Position	Length	Segment	Example	Notes
1	1	Class prefix	`N`	Record type (uppercase A–Z)
2	1	Format marker	`G`	Always literal `G`
3	1	Century	`k`	`2026 // 100 = 20` → Format-G char
4–5	2	Year (2d)	`26`	Decimal year mod 100
6	1	Month	`c`	Format-G month table
7	1	Day	`H`	Format-G day table
8	1	Hour	`c`	Format-G hour table
9	1	Minute	`v`	Format-G 60-char alphabet
10	1	Second	`0`	Format-G 60-char alphabet
11–12	2	Order number	`01`	Collision resolution (01–99, then base62)

3.2 Properties

Property	Specification
Width	Exactly 12 bytes (fixed)
Character set	`[A-Z]G[0-9a-km-zA-NP-Z]{8}[0-9a-zA-Z]{2}`
Byte position	`line[0..12]`
Followed by	`\t` at byte 12

Fixed width enables direct slicing (&line[..12]) without scanning. The tab at byte 12 serves as a sanity check, not a parsing necessity.

3.3 Sort Order Semantics

Because UUIDs are sorted lexicographically (ASCII byte order), records naturally group and order as:

By class — all E-class records sort before N-class, etc.
By time within class — the embedded timestamp sorts chronologically within each class prefix.
By order within second — the 2-char suffix breaks ties for records created in the same second.

3.4 Format-G Alphabet

The Format-G alphabet removes visually ambiguous characters l (lowercase L) and O (uppercase O), producing a 60-character set:

0123456789abcdefghijkmnopqrstuvwxyzABCDEFGHIJKLMNPQRSTUVWXYZ

4. Key-Value Pairs

After the UUID and its trailing tab, the remainder of the line is a sequence of key=value pairs delimited by \t.

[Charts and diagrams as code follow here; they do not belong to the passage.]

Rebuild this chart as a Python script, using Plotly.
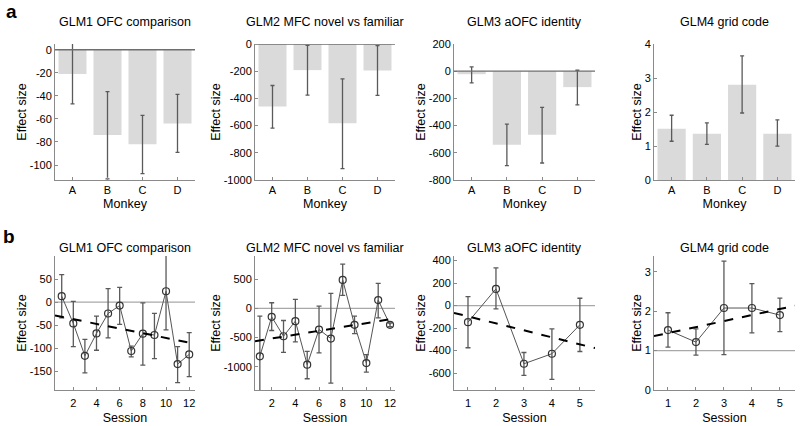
import plotly.graph_objects as go

# ---------------- data ----------------
monkeys = ["A", "B", "C", "D"]
titles = ["GLM1 OFC comparison", "GLM2 MFC novel vs familiar", "GLM3 aOFC identity", "GLM4 grid code"]

# row a: bar values with confidence bounds
glm1_bar = [-21, -74, -82, -64]
glm1_bar_hi = [5.5, -36.4, -57, -38.7]
glm1_bar_lo = [-47, -112, -107.5, -89]

glm2_bar = [-460, -192, -582, -195]
glm2_bar_hi = [-305, -10, -256, -12]
glm2_bar_lo = [-619, -376, -917, -378]

glm3_bar = [-22, -541, -467, -117]
glm3_bar_hi = [32, -389, -266, 7]
glm3_bar_lo = [-86, -695, -675, -247]

glm4_bar = [1.51, 1.36, 2.80, 1.36]
glm4_bar_hi = [1.905, 1.68, 3.65, 1.77]
glm4_bar_lo = [1.14, 1.05, 1.97, 0.995]

# row b: per-session values with bounds
sessions12 = [1, 2, 3, 4, 5, 6, 7, 8, 9, 10, 11, 12]
sessions5 = [1, 2, 3, 4, 5]

glm1_sess = [13, -46, -116, -67.5, -24.4, -7.2, -105.6, -68, -71, 23.7, -134, -113]
glm1_sess_hi = [59.7, 2, -80.5, -30, 29.5, 32, -95, -1.4, -24, 108, -96, -66]
glm1_sess_lo = [-34, -96, -153, -104, -77, -48, -118.5, -136, -122, -60, -174, -161]
glm1_trend = (-26.6, -5.07)  # intercept, slope

glm2_sess = [-822, -144, -477, -218, -966, -362, -517, 489, -282, -937, 144, -282]
glm2_sess_hi = [-132, 98, -207, 155, -736, 40, 259, 759, -132, -793, 431, -250]
glm2_sess_lo = [-1512, -379, -753, -575, -1207, -764, -1282, 224, -431, -1092, -161, -314]
glm2_trend = (-582.5, 33.0)

glm3_sess = [-148, 148, -517, -428, -171]
glm3_sess_hi = [80, 334, -417, -207, 65]
glm3_sess_lo = [-375, -30, -620, -656, -408]
glm3_trend = (-34, -62.1)

glm4_sess = [1.52, 1.215, 2.08, 2.08, 1.90]
glm4_sess_hi = [1.96, 1.55, 3.27, 2.70, 2.33]
glm4_sess_lo = [1.09, 0.886, 0.90, 1.45, 1.48]
glm4_trend = (1.29, 0.153)

# ---------------- layout geometry ----------------
W, H = 800, 426
col_px = [(55, 195), (255, 395), (454, 595), (654, 795)]
row_a_px = (44, 180)
row_b_px = (256, 390)

bar_sets = [
    (glm1_bar, glm1_bar_hi, glm1_bar_lo, [-113, 5], [0, -20, -40, -60, -80, -100], 0),
    (glm2_bar, glm2_bar_hi, glm2_bar_lo, [-1000, 0], [0, -200, -400, -600, -800, -1000], 0),
    (glm3_bar, glm3_bar_hi, glm3_bar_lo, [-800, 200], [200, 0, -200, -400, -600, -800], 0),
    (glm4_bar, glm4_bar_hi, glm4_bar_lo, [0, 4], [0, 1, 2, 3, 4], None),
]
sess_sets = [
    (sessions12, glm1_sess, glm1_sess_hi, glm1_sess_lo, glm1_trend, [-190, 100], [0.42, 12.5],
     [50, 0, -50, -100, -150], [2, 4, 6, 8, 10, 12], 0),
    (sessions12, glm2_sess, glm2_sess_hi, glm2_sess_lo, glm2_trend, [-1400, 900], [0.59, 12.42],
     [500, 0, -500, -1000], [2, 4, 6, 8, 10, 12], 0),
    (sessions5, glm3_sess, glm3_sess_hi, glm3_sess_lo, glm3_trend, [-750, 440], [0.5, 5.54],
     [400, 200, 0, -200, -400, -600], [1, 2, 3, 4, 5], 0),
    (sessions5, glm4_sess, glm4_sess_hi, glm4_sess_lo, glm4_trend, [0, 3.4], [0.5, 5.54],
     [0, 1, 2, 3], [1, 2, 3, 4, 5], 1),
]

FONT = "Liberation Sans, Arial, Helvetica, sans-serif"
AX_COL = "#8a8a8a"
TICK_SIZE = 11
LABEL_SIZE = 12.5

fig = go.Figure()
layout = dict(
    width=W, height=H,
    margin=dict(l=0, r=0, t=0, b=0),
    paper_bgcolor="white", plot_bgcolor="white",
    showlegend=False, hovermode=False,
    font=dict(family=FONT, size=12, color="black"),
)
shapes = []
annotations = []


def axis_common():
    return dict(showline=True, linecolor=AX_COL, linewidth=1, ticks="inside", ticklen=3,
                tickcolor=AX_COL, showgrid=False, zeroline=False, automargin=False,
                tickfont=dict(family=FONT, size=TICK_SIZE, color="black"))


def ydom(px):
    return [1 - px[1] / H, 1 - px[0] / H]


def xdom(px):
    return [px[0] / W, px[1] / W]


def fmt(v):
    return str(v)


def ttl(text, standoff):
    return dict(text=text, standoff=standoff, font=dict(family=FONT, size=LABEL_SIZE, color="black"))


# row a
for i, (vals, hi, lo, yr, yt, zline) in enumerate(bar_sets):
    n = i + 1
    xa, ya = ("x" if n == 1 else f"x{n}"), ("y" if n == 1 else f"y{n}")
    err_p = [h - v for h, v in zip(hi, vals)]
    err_m = [v - l for v, l in zip(vals, lo)]
    fig.add_trace(go.Bar(
        x=[1, 2, 3, 4], y=vals, width=0.8, marker=dict(color="#dadada", line=dict(width=0)),
        error_y=dict(type="data", symmetric=False, array=err_p, arrayminus=err_m,
                     color="#5a5a5a", thickness=1.3, width=2),
        xaxis=xa, yaxis=ya))
    xk = "xaxis" if n == 1 else f"xaxis{n}"
    yk = "yaxis" if n == 1 else f"yaxis{n}"
    layout[xk] = dict(axis_common(), domain=xdom(col_px[i]), range=[0.5, 4.5], anchor=ya,
                      tickvals=[1, 2, 3, 4], ticktext=monkeys, title=ttl("Monkey", 4))
    layout[yk] = dict(axis_common(), domain=ydom(row_a_px), range=yr, anchor=xa,
                      tickvals=yt, ticktext=[fmt(v) for v in yt], title=ttl("Effect size", 0))
    if zline is not None:
        shapes.append(dict(type="line", xref=f"{xa} domain", yref=ya, x0=0, x1=1, y0=zline, y1=zline,
                           line=dict(color="#6e6e6e", width=1.3), layer="above"))
    annotations.append(dict(text=titles[i], x=(col_px[i][0] + col_px[i][1]) / 2 / W, y=1 - 22 / H,
                            xref="paper", yref="paper", showarrow=False, xanchor="center", yanchor="middle",
                            font=dict(size=LABEL_SIZE, color="black")))

# row b
for i, (xs, vals, hi, lo, trend, yr, xr, yt, xt, refline) in enumerate(sess_sets):
    n = i + 5
    xa, ya = f"x{n}", f"y{n}"
    err_p = [h - v for h, v in zip(hi, vals)]
    err_m = [v - l for v, l in zip(vals, lo)]
    shapes.append(dict(type="line", xref=f"{xa} domain", yref=ya, x0=0, x1=1, y0=refline, y1=refline,
                       line=dict(color="#a8a8a8", width=1.3), layer="below"))
    fig.add_trace(go.Scatter(
        x=xs, y=vals, mode="lines+markers",
        line=dict(color="#555555", width=1),
        marker=dict(symbol="circle-open", size=7, color="#333333", line=dict(width=1.2)),
        error_y=dict(type="data", symmetric=False, array=err_p, arrayminus=err_m,
                     color="#5a5a5a", thickness=1.3, width=2.5),
        xaxis=xa, yaxis=ya))
    b0, b1 = trend
    fig.add_trace(go.Scatter(
        x=xr, y=[b0 + b1 * xr[0], b0 + b1 * xr[1]], mode="lines",
        line=dict(color="black", width=2, dash="dash"), xaxis=xa, yaxis=ya))
    layout[f"xaxis{n}"] = dict(axis_common(), domain=xdom(col_px[i]), range=xr, anchor=ya,
                               tickvals=xt, ticktext=[fmt(v) for v in xt], ticklabelstandoff=3,
                               title=ttl("Session", 5))
    layout[f"yaxis{n}"] = dict(axis_common(), domain=ydom(row_b_px), range=yr, anchor=xa,
                               tickvals=yt, ticktext=[fmt(v) for v in yt], title=ttl("Effect size", 0))
    annotations.append(dict(text=titles[i], x=(col_px[i][0] + col_px[i][1]) / 2 / W, y=1 - 248 / H,
                            xref="paper", yref="paper", showarrow=False, xanchor="center", yanchor="middle",
                            font=dict(size=LABEL_SIZE, color="black")))

annotations.append(dict(text="<b>a</b>", x=11 / W, y=1 - 12 / H, xref="paper", yref="paper",
                        showarrow=False, xanchor="center", yanchor="middle", font=dict(size=19, color="black")))
annotations.append(dict(text="<b>b</b>", x=9 / W, y=1 - 236 / H, xref="paper", yref="paper",
                        showarrow=False, xanchor="center", yanchor="middle", font=dict(size=19, color="black")))

layout["shapes"] = shapes
layout["annotations"] = annotations
fig.update_layout(**layout)
fig.write_html("out.html", config={"displayModeBar": False},
               post_script="document.body.style.margin='0px';document.body.style.overflow='hidden';")
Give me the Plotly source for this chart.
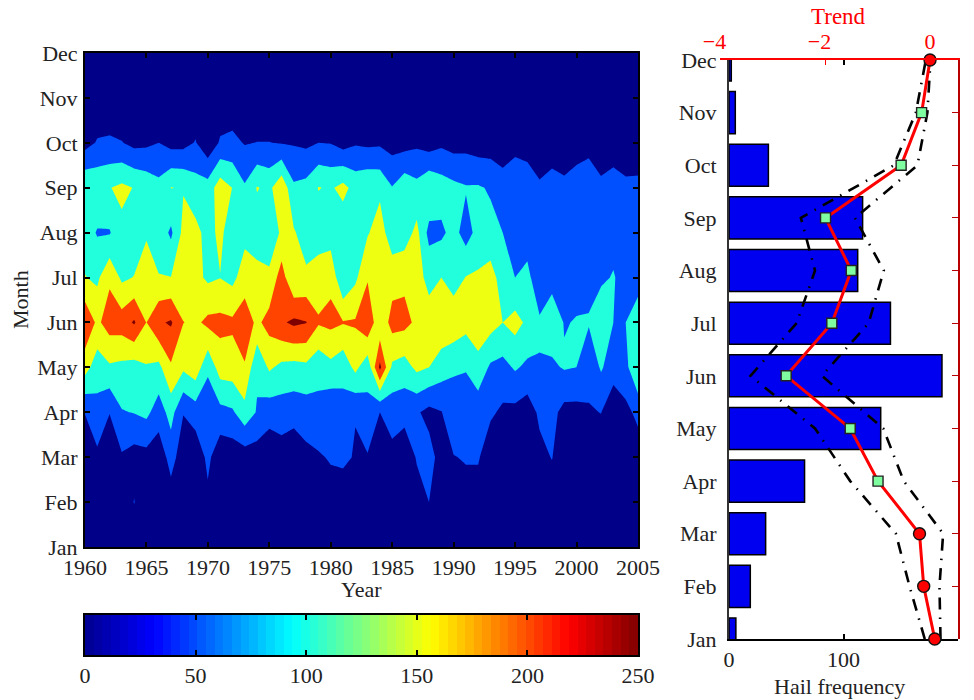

Keys and values are UTF-8 strings.
Keys MUST NOT be empty.
Values MAY be empty (e.g., tag=).
Key order within a record is not significant for semantics, but implementations SHOULD maintain a consistent order for git diff stability.

5. Escaping Rules

DOTSV uses backslash-hex escaping. Only four bytes require escaping when they appear inside a key or value:

Byte	Escaped Form	Reason
`\n`	`\x0A`	Record delimiter
`\t`	`\x09`	Field delimiter
`=`	`\x3D`	Key-value separator
`\`	`\\`	Escape character itself

Optional

Byte	Escaped Form	Reason
`\r`	`\x0D`	Windows line-ending safety

What is NOT escaped

Everything else passes through literally: CJK characters, emoji, accented Latin, spaces, punctuation. Most real-world values need zero escaping, enabling the zero-copy fast path.

6. File Structure

A .dov file consists of two sections separated by a single blank line:

<sorted section>

<pending section>
# YYYYDDMMhhmmss

6.1 Sorted Section

Records sorted lexicographically by UUID. Properties:

O(log n) lookup via binary search on mmap
Deterministic ordering — insert position is defined by UUID, not insertion time
Stable git diffs — new records appear as single inserted lines in predictable locations

6.2 Pending Section

A write-ahead buffer of uncommitted operations, appended after the blank line separator:

+<uuid>\t<key=val>\t...\n       insert
-<uuid>\n                       delete
~<uuid>\t<key=newval>\t...\n    patch (changed pairs only)

Read path: Binary search sorted section, then linear scan pending for overrides. Write path: Always append — O(1). Compaction: Merge pending into sorted when it exceeds threshold (default 100 lines).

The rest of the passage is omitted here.